Die Hintergründe sind unbekannt. Daimler gehörte in ähnlicher Form im April und Mai zu dieser Riege. Doch Sie wissen: Jeder Shorter muss long gehen, wenn entweder seine Erwartung erfüllt und der Kurs ausreichend gesunken ist oder aber er muss schleunigst eindecken, wenn sich die Nachrichtenlage geändert hat. Das ist die Erholungskraft in beiden Kursen in den nächsten Monaten. Die drei deutschen Auto-Konzerne verloren in den vergangenen Jahren rund 38% an Wert, VW teilweise sogar 50%. Die Gewinne stagnierten allerdings auf hohem Niveau und die neuesten Konsensschätzungen liegen rund 12% über dem Vorjahr. Die Bewertung dieser Gewinne erreichte jedoch das tiefste Niveau der letzten zehn Jahre. Damit ist der deutsche Autobau als zweitwichtigste Parade-Industrie der Deutschen wahrlich auf dem Boden der Tatsachen gelandet. Konsequenz aus Sicht der Investoren: Jetzt geht es darum, die tiefsten Einkaufskurse zu erwischen, die man Schnäppchenpreise nennen kann.“
BÖRSENWOCHE
Vom 26. Juli 2017
Unzeit für die Autoindustrie
„Im Juni notierte der DAX zum ersten Mal in diesem Jahr am Monatsende unter dem Stand des Vormonats. Und im Moment sieht es ganz danach aus, dass das im Juli so weitergeht. Der alte Spruch vom Sell in May, in diesem Sommer jedenfalls scheint er zu passen. Ist das nur ein kurzer Sommer-Blues? Oder der Vorbote von größerer Unbill? Möglich, dass der wieder erstarkte Euro manche Prognose obsolet macht. Dazu gesellen sich unternehmensspezifische Themen. Vorneweg ist das mutmaßliche Autokartell zu nennen, das in der vergangenen Woche ans Licht kam. Die Kurse von BMW, Daimler und VW gaben nochmals deutlich nach, obwohl die Autoindustrie an der Börse ohnehin schon lange schlechter läuft als der Gesamtmarkt.

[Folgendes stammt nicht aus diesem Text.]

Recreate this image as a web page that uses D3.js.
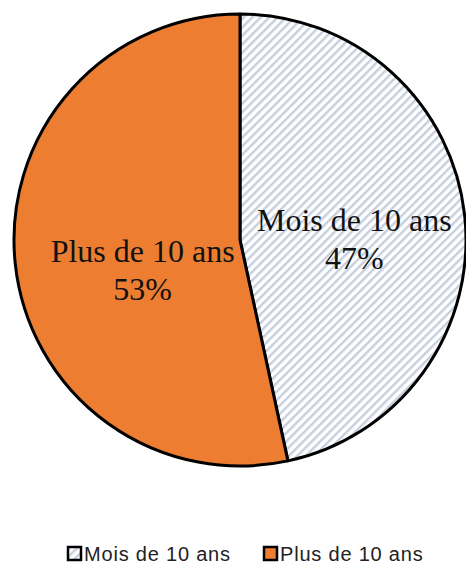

Mögliche Strafzahlungen kämen für die Autobauer zur Unzeit. Sie schlagen sich bereits mit dem Dieselskandal, einem schwächelnden US-Markt und dem Übergang zur Elektromobilität herum. Verschärft sich die Autokrise weiter, wäre das nicht nur im DAX, sondern am gesamten deutschen Aktienmarkt spürbar. Autobauer und Zulieferer stehen für ein knappes Fünftel des handelbaren Aktienvolumens auf dem deutschen Kurszettel. Und dann sitzen viele Aktieninvestoren auf hohen Gewinnen und machen deswegen auch mal Kasse. All das sollten Anleger bedenken. An eine lange Baisse glaube ich dennoch nicht, solange die Wirtschaft weiter moderat wächst und die Geldpolitik locker bleibt. Etwas Skepsis wie im Moment kann den Markt im Gegenteil sogar vor Überhitzung schützen.“
Ernste Lage, großes Potenzial
Dass die Lage am deutschen Automarkt ernst ist, das bestreitet derzeit kein Analyst. Dennoch herrscht auch Einigkeit darüber, dass langfristig gesehen gerade bei unseren heimischen Autobauern riesiges Potenzial liegt. Man denke nur an den Umbruch in Richtung Elektromobilität, der unaufhaltsam voranschreitet, und auf den gerade Daimler und BMW sehr gut vorbereitet sind. Warten wir‘s also ab.